Senate CBDC Ban Passes 89-10 in Housing Bill Vote
The Senate voted 89-10 on Thursday to ban central bank digital currencies until 2030. The cbdc ban passed as an amendment to housing affordability legislation. Not a standalone crypto bill. Buried in housing policy.
The 21st Century Road to Housing Act now prohibits the Federal Reserve from issuing a Federal Reserve CBDC through December 31, 2030. Direct issuance banned. Indirect issuance through banks also banned. No loopholes.
The bill’s language is explicit: “The Board of Governors of the Federal Reserve System or a Federal Reserve Bank may not issue or create a central bank digital currency or any digital asset that is substantially similar to a central bank digital currency, directly or indirectly through a financial institution or other intermediary.”
That covers every angle. Can’t issue it directly. Can’t route it through JPMorgan. Can’t use a third-party intermediary. The cbdc ban shuts down all paths for six years.
## What the CBDC Ban Allows
Stablecoins survive. The legislation explicitly permits dollar-denominated digital currencies that are “open, permissionless, and private.” That’s stablecoin territory. USDC, USDT, and whatever else fits that description can operate.
Treasury Secretary Scott Bessent and President Trump have pushed stablecoins as tools to extend dollar dominance globally. CBDCs, by contrast, get framed as authoritarian tech. Different visions. Different politics.
Republicans drew a line. Over 30 lawmakers signed a letter March 6 urging a permanent cbdc ban, not this temporary version. Representative Ralph Norman, one of the signatories, argued: “A CBDC would give unelected bureaucrats unprecedented power over Americans’ finances and threaten basic economic freedom.”
That’s the core objection. Privacy. Control. Who holds the keys.
## Surveillance Concerns Drive Opposition
Representative Warren Davidson, who’s opposed CBDCs for years, went further. He’s criticized even regulated stablecoins for having surveillance capabilities similar to CBDCs. The GENIUS Act—legislation governing stablecoins—creates pathways for financial surveillance and programmable money, Davidson warned. Control mechanisms dressed up as regulation.
Hedge fund manager Ray Dalio echoed those concerns in an interview with Tucker Carlson. “There will be no privacy, and it’s a very effective controlling mechanism by the government,” Dalio said.

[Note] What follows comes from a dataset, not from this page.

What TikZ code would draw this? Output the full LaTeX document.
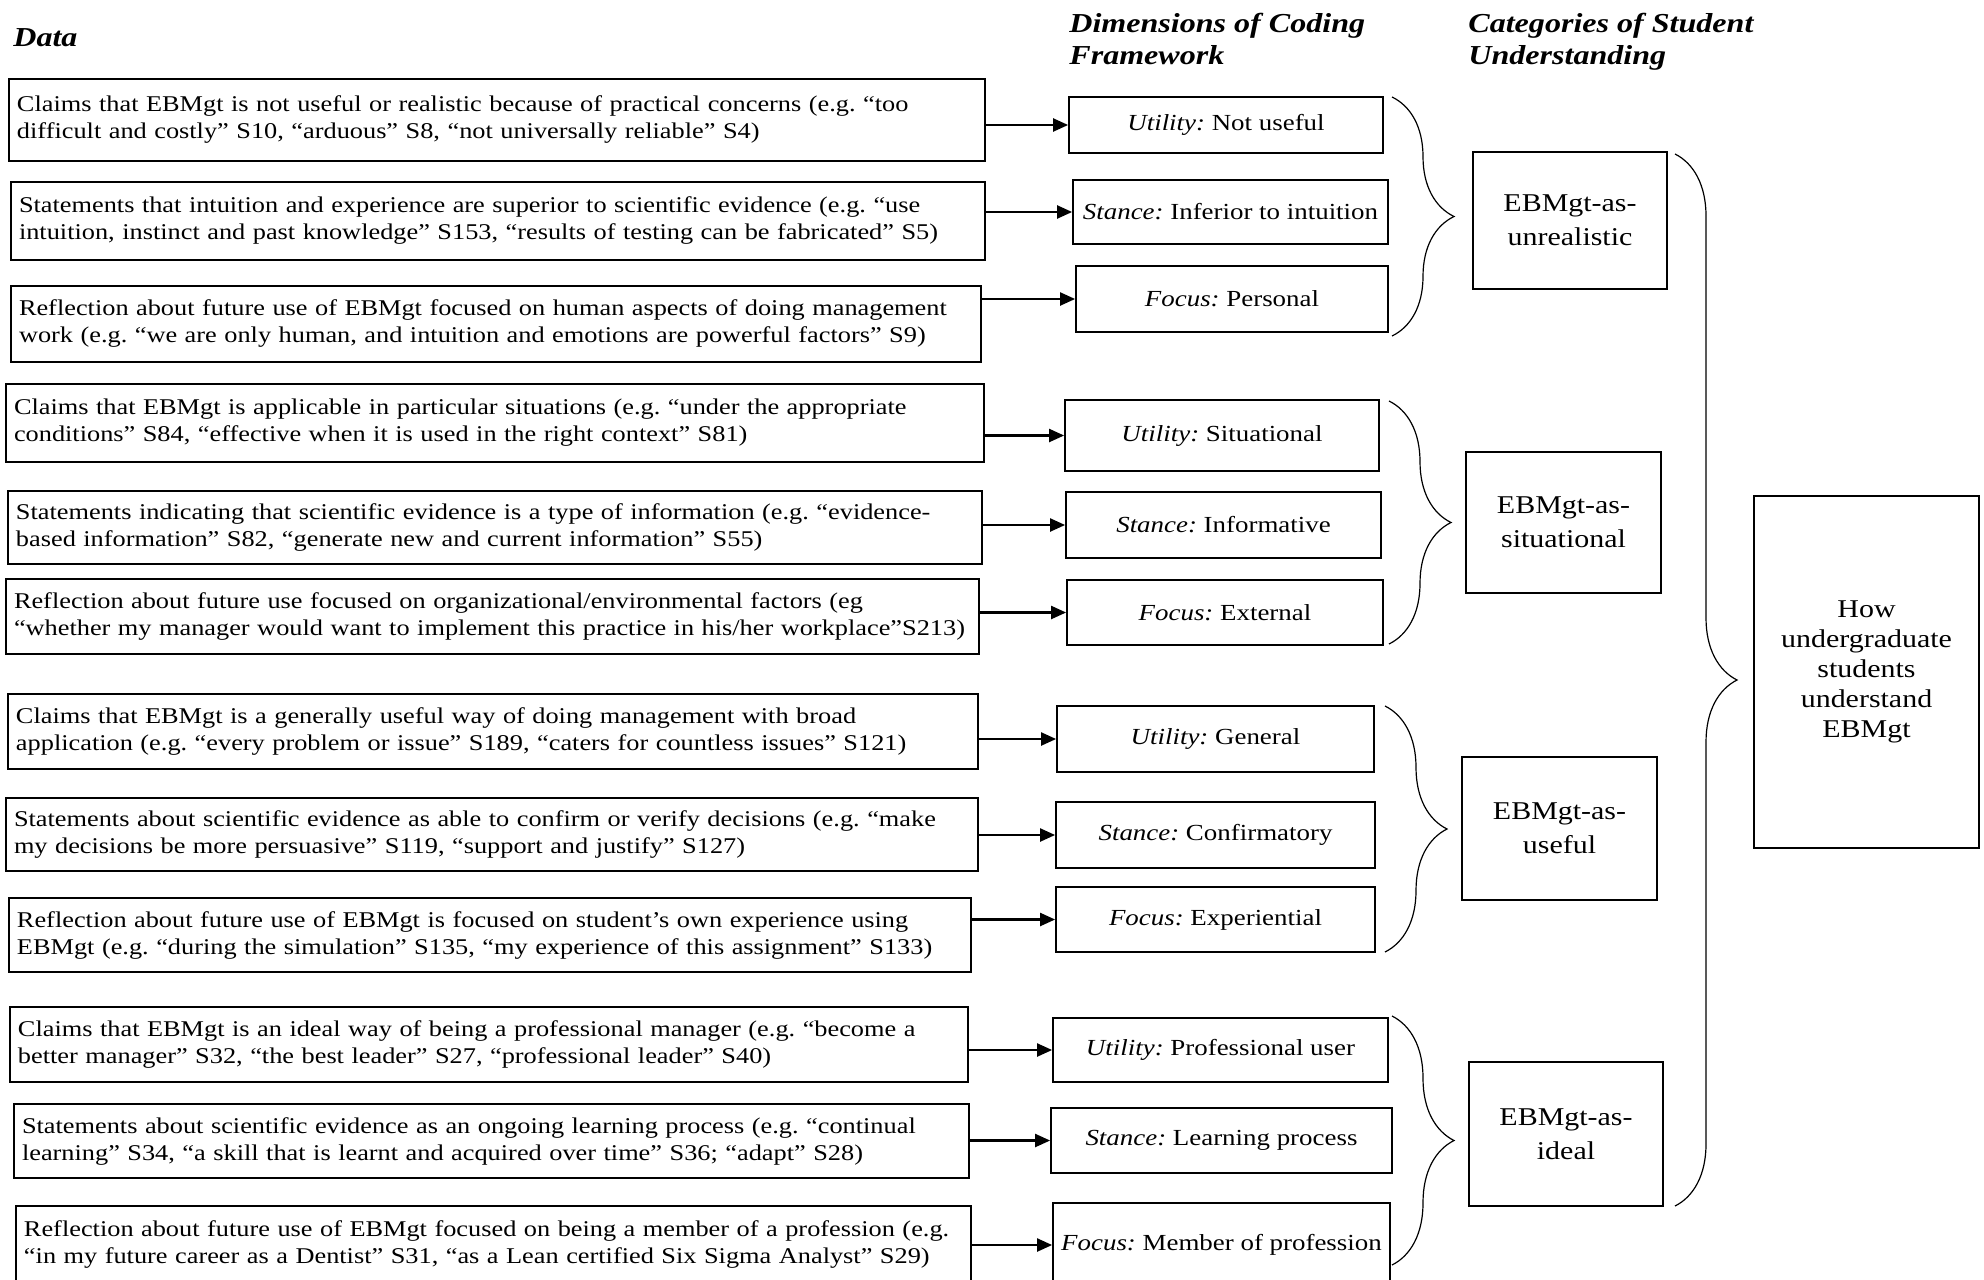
\documentclass[tikz,border=0pt]{standalone}
\usepackage{fontspec}
\setmainfont{Liberation Serif}[FakeStretch=1.17]
\frenchspacing
\usetikzlibrary{arrows.meta,decorations.pathreplacing}

\begin{document}
\begin{tikzpicture}[x=0.5pt,y=-0.5pt,
    datbox/.style={rectangle,draw,line width=0.9pt,align=left,inner xsep=4pt,text width=#1,font=\fontsize{11.25}{13.5}\selectfont},
    dimbox/.style={rectangle,draw,line width=0.9pt,align=center,inner sep=2pt,font=\fontsize{11.5}{14}\selectfont},
    catbox/.style={rectangle,draw,line width=0.9pt,align=center,font=\fontsize{12.8}{17}\selectfont},
    headtxt/.style={anchor=north west,inner sep=0pt,align=left,font=\fontsize{13.7}{16}\selectfont\bfseries\itshape},
    arr/.style={-{Triangle[length=7.5pt,width=6.5pt]},line width=1.1pt},
    grpbrace/.style={decorate,decoration={brace,amplitude=31pt},line width=0.6pt}]
    \useasboundingbox (0,0) rectangle (1984,1279) ;

    \node[headtxt] (h_data) at (13,28) {Data} ;
    \node[headtxt] (h_dim) at (1069,13) {Dimensions of Coding\\Framework} ;
    \node[headtxt] (h_cat) at (1468,13) {Categories of Student\\Understanding} ;

    % data
    \node[datbox=480pt,minimum height=41pt] (data1) at (497,120) {Claims that EBMgt is not useful or realistic because of practical concerns (e.g. “too\\difficult and costly” S10, “arduous” S8, “not universally reliable” S4)} ;
    \node[datbox=479pt,minimum height=39pt] (data2) at (498,221) {Statements that intuition and experience are superior to scientific evidence (e.g. “use\\intuition, instinct and past knowledge” S153, “results of testing can be fabricated” S5)} ;
    \node[datbox=477pt,minimum height=38pt] (data3) at (496,324) {Reflection about future use of EBMgt focused on human aspects of doing management\\work (e.g. “we are only human, and intuition and emotions are powerful factors” S9)} ;
    \node[datbox=481pt,minimum height=39pt] (data4) at (495,423) {Claims that EBMgt is applicable in particular situations (e.g. “under the appropriate\\conditions” S84, “effective when it is used in the right context” S81)} ;
    \node[datbox=479pt,minimum height=36.5pt] (data5) at (495,527.5) {Statements indicating that scientific evidence is a type of information (e.g. “evidence-\\based information” S82, “generate new and current information” S55)} ;
    \node[datbox=478.5pt,minimum height=37.5pt] (data6) at (492.5,616.5) {Reflection about future use focused on organizational/environmental factors (eg\\“whether my manager would want to implement this practice in his/her workplace”S213)} ;
    \node[datbox=477pt,minimum height=37.5pt] (data7) at (493,731.5) {Claims that EBMgt is a generally useful way of doing management with broad\\application (e.g. “every problem or issue” S189, “caters for countless issues” S121)} ;
    \node[datbox=478pt,minimum height=36.5pt] (data8) at (492,834.5) {Statements about scientific evidence as able to confirm or verify decisions (e.g. “make\\my decisions be more persuasive” S119, “support and justify” S127)} ;
    \node[datbox=473pt,minimum height=37pt] (data9) at (490,935) {Reflection about future use of EBMgt is focused on student’s own experience using\\EBMgt (e.g. “during the simulation” S135, “my experience of this assignment” S133)} ;
    \node[datbox=471pt,minimum height=37.5pt] (data10) at (489,1044.5) {Claims that EBMgt is an ideal way of being a professional manager (e.g. “become a\\better manager” S32, “the best leader” S27, “professional leader” S40)} ;
    \node[datbox=469.5pt,minimum height=37pt] (data11) at (491.5,1141) {Statements about scientific evidence as an ongoing learning process (e.g. “continual\\learning” S34, “a skill that is learnt and acquired over time” S36; “adapt” S28)} ;
    \node[datbox=469.5pt,minimum height=38pt] (data12) at (493.5,1244) {Reflection about future use of EBMgt focused on being a member of a profession (e.g.\\“in my future career as a Dentist” S31, “as a Lean certified Six Sigma Analyst” S29)} ;

    % dimensions
    \node[dimbox,minimum width=157pt,minimum height=28pt] (dim1) at (1226,125) {\textit{Utility:} Not useful} ;
    \node[dimbox,minimum width=157.5pt,minimum height=32pt] (dim2) at (1230.5,212) {\textit{Stance:} Inferior to intuition} ;
    \node[dimbox,minimum width=156pt,minimum height=33pt] (dim3) at (1232,299) {\textit{Focus:} Personal} ;
    \node[dimbox,minimum width=157pt,minimum height=35.5pt] (dim4) at (1222,435.5) {\textit{Utility:} Situational} ;
    \node[dimbox,minimum width=157.5pt,minimum height=33pt] (dim5) at (1223.5,525) {\textit{Stance:} Informative} ;
    \node[dimbox,minimum width=158pt,minimum height=32.5pt] (dim6) at (1225,612.5) {\textit{Focus:} External} ;
    \node[dimbox,minimum width=158.5pt,minimum height=33pt] (dim7) at (1215.5,739) {\textit{Utility:} General} ;
    \node[dimbox,minimum width=159.5pt,minimum height=33pt] (dim8) at (1215.5,835) {\textit{Stance:} Confirmatory} ;
    \node[dimbox,minimum width=159.5pt,minimum height=32.5pt] (dim9) at (1215.5,919.5) {\textit{Focus:} Experiential} ;
    \node[dimbox,minimum width=167.5pt,minimum height=32pt] (dim10) at (1220.5,1050) {\textit{Utility:} Professional user} ;
    \node[dimbox,minimum width=170.5pt,minimum height=32.5pt] (dim11) at (1221.5,1140.5) {\textit{Stance:} Learning process} ;
    \node[dimbox,minimum width=168.5pt,minimum height=42pt] (dim12) at (1221.5,1245) {\textit{Focus:} Member of profession} ;

    % categories
    \node[catbox,minimum width=97pt,minimum height=68.5pt] (cat_unreal) at (1570,220.5) {EBMgt-as-\\unrealistic} ;
    \node[catbox,minimum width=97.5pt,minimum height=70.5pt] (cat_situ) at (1563.5,522.5) {EBMgt-as-\\situational} ;
    \node[catbox,minimum width=97.5pt,minimum height=71.5pt] (cat_useful) at (1559.5,828.5) {EBMgt-as-\\useful} ;
    \node[catbox,minimum width=97pt,minimum height=72pt] (cat_ideal) at (1566,1134) {EBMgt-as-\\ideal} ;
    \node[catbox,minimum width=112.5pt,minimum height=176pt,font=\fontsize{12.8}{15}\selectfont] (how) at (1866.5,672) {How\\undergraduate\\students\\understand\\EBMgt} ;

    \foreach \i in {1,...,12}
        \draw[arr] (data\i.east |- dim\i) -- (dim\i) ;

    \coordinate (b1_top) at (1392,97) ;
    \coordinate (b1_bot) at (1392,336) ;
    \coordinate (b2_top) at (1389,401) ;
    \coordinate (b2_bot) at (1389,644) ;
    \coordinate (b3_top) at (1385,706) ;
    \coordinate (b3_bot) at (1385,952) ;
    \coordinate (b4_top) at (1392,1016) ;
    \coordinate (b4_bot) at (1392,1265) ;
    \coordinate (big_top) at (1675,154) ;
    \coordinate (big_bot) at (1675,1206) ;

    \draw[grpbrace] (b1_top) -- (b1_bot) ;
    \draw[grpbrace] (b2_top) -- (b2_bot) ;
    \draw[grpbrace] (b3_top) -- (b3_bot) ;
    \draw[grpbrace] (b4_top) -- (b4_bot) ;
    \draw[grpbrace] (big_top) -- (big_bot) ;
\end{tikzpicture}
\end{document}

CBDCs won’t offer yield. They can be automatically taxed. They can be frozen. Government has full visibility and control.
That’s what drove the cbdc ban through the Senate. Not crypto enthusiasm. Fear of state overreach.
I’ve seen this pattern before. 2013. Governments panic about Bitcoin. Propose CBDCs as the “safe” alternative. Five years later, everyone realizes CBDCs are surveillance infrastructure. Now we’re here—bipartisan housing bill with a digital dollar prohibition tacked on.
Strange bedfellows. Housing affordability and monetary policy don’t typically share legislation. But the cbdc ban found 89 votes anyway. Only 10 opposed.
## What Happens Next
The prohibition runs through 2030. That’s six years. Enough time for the political landscape to shift. Enough time for stablecoins to cement their position. Or enough time for CBDC advocates to regroup.
The bill doesn’t address what happens in 2031. Automatic expiration unless extended. That sets up another fight in five years.
Meanwhile, stablecoin regulation moves forward under the GENIUS Act framework. Davidson’s concerns about surveillance haven’t stopped that train. The distinction between “open, permissionless, and private” stablecoins and regulated stablecoins will get tested in court and in practice.
Data shows the divide clearly. Republicans treat CBDCs as existential threats to financial privacy. Democrats split depending on privacy concerns versus financial inclusion arguments. This vote landed 89-10 because enough Democrats saw the surveillance risks or didn’t want to die on this hill in a housing bill.
The timing matters. Trump’s administration opposes CBDCs explicitly. Bessent pushes stablecoins instead. That alignment between executive branch and congressional Republicans made the cbdc ban easy to pass.
Other countries are moving ahead. China’s digital yuan is live. Europe is piloting a digital euro. The US just banned its version for six years. That creates a gap. Whether stablecoins fill that gap or whether the US falls behind in payment innovation remains the question.
For now, the path is clear. No Fed-issued digital dollar until 2031. Stablecoins can operate if they meet the “open, permissionless, and private” standard. Everything else is off the table.
Question is whether that standard holds when regulations actually get written. Davidson thinks it won’t. Bessent thinks it will. One of them is wrong.
Next catalyst: GENIUS Act implementation over the next 12 months. That’s where stablecoin surveillance concerns get resolved or confirmed.